Task brief
Only the lines from the start of the data below through the line that contains "df = pd.DataFrame(rows)" are to be copied, exactly and without pictures.

Given material
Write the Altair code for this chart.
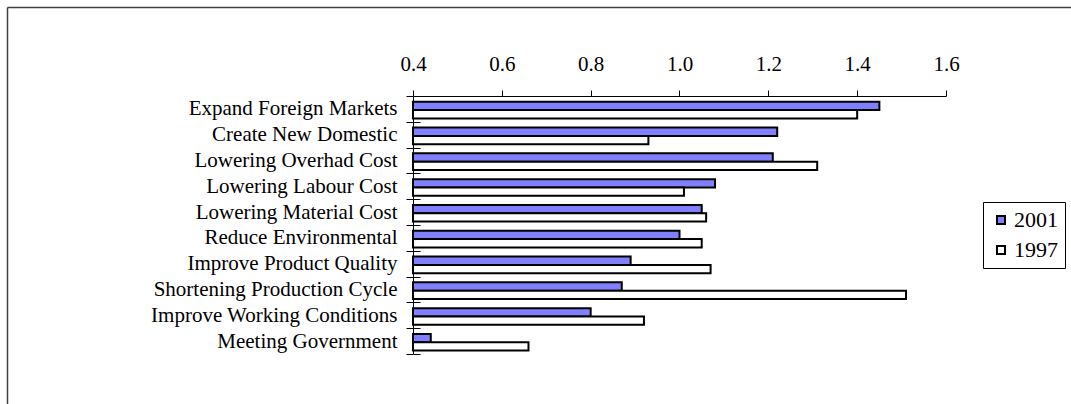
import altair as alt
import pandas as pd

# Survey factors (rows top to bottom) and mean scores for each survey year
factors = [
    "Expand Foreign Markets",
    "Create New Domestic",
    "Lowering Overhad Cost",
    "Lowering Labour Cost",
    "Lowering Material Cost",
    "Reduce Environmental",
    "Improve Product Quality",
    "Shortening Production Cycle",
    "Improve Working Conditions",
    "Meeting Government",
]
scores_2001 = [1.45, 1.22, 1.21, 1.08, 1.05, 1.00, 0.89, 0.87, 0.80, 0.44]
scores_1997 = [1.40, 0.93, 1.31, 1.01, 1.06, 1.05, 1.07, 1.51, 0.92, 0.66]
years = ["2001", "1997"]
year_colors = ["#8080FF", "#FFFFFF"]
x_ticks = [0.4, 0.6, 0.8, 1.0, 1.2, 1.4, 1.6]
x_min, x_max = 0.4, 1.6

rows = []
for f, a, b in zip(factors, scores_2001, scores_1997):
    rows.append({"factor": f, "year": years[0], "score": a})
    rows.append({"factor": f, "year": years[1], "score": b})
df = pd.DataFrame(rows)

FONT = "Liberation Serif"
W, H = 533, 258
PAD = {"left": 413, "top": 96, "right": 1071 - 413 - W, "bottom": 404 - 96 - H}

bars = (
    alt.Chart(df)
    .mark_bar(stroke="black", strokeWidth=2)
    .encode(
        x=alt.X(
            "score:Q",
            scale=alt.Scale(domain=[x_min, x_max], zero=False, nice=False),
            axis=alt.Axis(
                title=None,
                orient="top",
                values=x_ticks,
                format=".1f",
                labelFont=FONT,
                labelFontSize=21,
                labelColor="black",
                labelPadding=16,
                labelFlush=False,
                tickSize=6,
                tickColor="black",
                domainColor="black",
                grid=False,
            ),
        ),
        # bars start at the axis minimum, like the category axis crossing
        x2=alt.datum(x_min),
        y=alt.Y(
            "factor:N",
            sort=factors,
            scale=alt.Scale(paddingInner=0, paddingOuter=0),
            axis=alt.Axis(
                title=None,
                orient="left",
                labelFont=FONT,
                labelFontSize=21,
                labelColor="black",
                labelLimit=400,
                labelPadding=9,
                tickSize=7,
                tickColor="black",
                tickBand="extent",
                domainColor="black",
            ),
        ),
        yOffset=alt.YOffset(
            "year:N",
            sort=years,
            scale=alt.Scale(domain=years, paddingInner=0, paddingOuter=0.55, align=0.63),
        ),
        color=alt.Color(
            "year:N",
            sort=years,
            scale=alt.Scale(domain=years, range=year_colors),
            legend=alt.Legend(
                title=None,
                orient="none",
                legendX=570,
                legendY=106,
                padding=7,
                rowPadding=8,
                strokeColor="black",
                fillColor="white",
                symbolType="square",
                symbolSize=64,
                symbolStrokeColor="black",
                symbolStrokeWidth=2,
                labelFont=FONT,
                labelFontSize=22,
                labelColor="black",
                labelOffset=2,
            ),
        ),
    )
)

# Inner half of the category ticks, drawn by a second axis sitting on the left edge
inner_ticks = (
    alt.Chart(df)
    .mark_tick(opacity=0)
    .encode(
        y=alt.Y(
            "factor:N",
            sort=factors,
            axis=alt.Axis(
                title=None,
                orient="right",
                offset=-W,
                labels=False,
                domain=False,
                tickSize=7,
                tickColor="black",
                tickBand="extent",
            ),
        ),
    )
)

# Chart-area frame (top and left edges)
frame_top = (
    alt.Chart(alt.Data(values=[{}]))
    .mark_rule(color="#404040", strokeWidth=1.5)
    .encode(x=alt.value(-405.5), x2=alt.value(W + 200), y=alt.value(-88.5))
)
frame_left = (
    alt.Chart(alt.Data(values=[{}]))
    .mark_rule(color="#404040", strokeWidth=1.5)
    .encode(x=alt.value(-405.5), y=alt.value(-88.5), y2=alt.value(H + 200))
)

chart = (
    alt.layer(bars, inner_ticks, frame_top, frame_left)
    .resolve_axis(y="independent")
    .properties(
        width=W,
        height=H,
        padding=PAD,
        autosize=alt.AutoSizeParams(type="none"),
        background="white",
    )
    .configure_view(strokeWidth=0)
    .configure_axis(labelFont=FONT)
    .configure_legend(labelFont=FONT)
    .configure_text(font=FONT)
)

chart.save("out.html", embed_options={"renderer": "svg", "actions": False})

Solution
Write the Altair code for this chart.
import altair as alt
import pandas as pd

# Survey factors (rows top to bottom) and mean scores for each survey year
factors = [
    "Expand Foreign Markets",
    "Create New Domestic",
    "Lowering Overhad Cost",
    "Lowering Labour Cost",
    "Lowering Material Cost",
    "Reduce Environmental",
    "Improve Product Quality",
    "Shortening Production Cycle",
    "Improve Working Conditions",
    "Meeting Government",
]
scores_2001 = [1.45, 1.22, 1.21, 1.08, 1.05, 1.00, 0.89, 0.87, 0.80, 0.44]
scores_1997 = [1.40, 0.93, 1.31, 1.01, 1.06, 1.05, 1.07, 1.51, 0.92, 0.66]
years = ["2001", "1997"]
year_colors = ["#8080FF", "#FFFFFF"]
x_ticks = [0.4, 0.6, 0.8, 1.0, 1.2, 1.4, 1.6]
x_min, x_max = 0.4, 1.6

rows = []
for f, a, b in zip(factors, scores_2001, scores_1997):
    rows.append({"factor": f, "year": years[0], "score": a})
    rows.append({"factor": f, "year": years[1], "score": b})
df = pd.DataFrame(rows)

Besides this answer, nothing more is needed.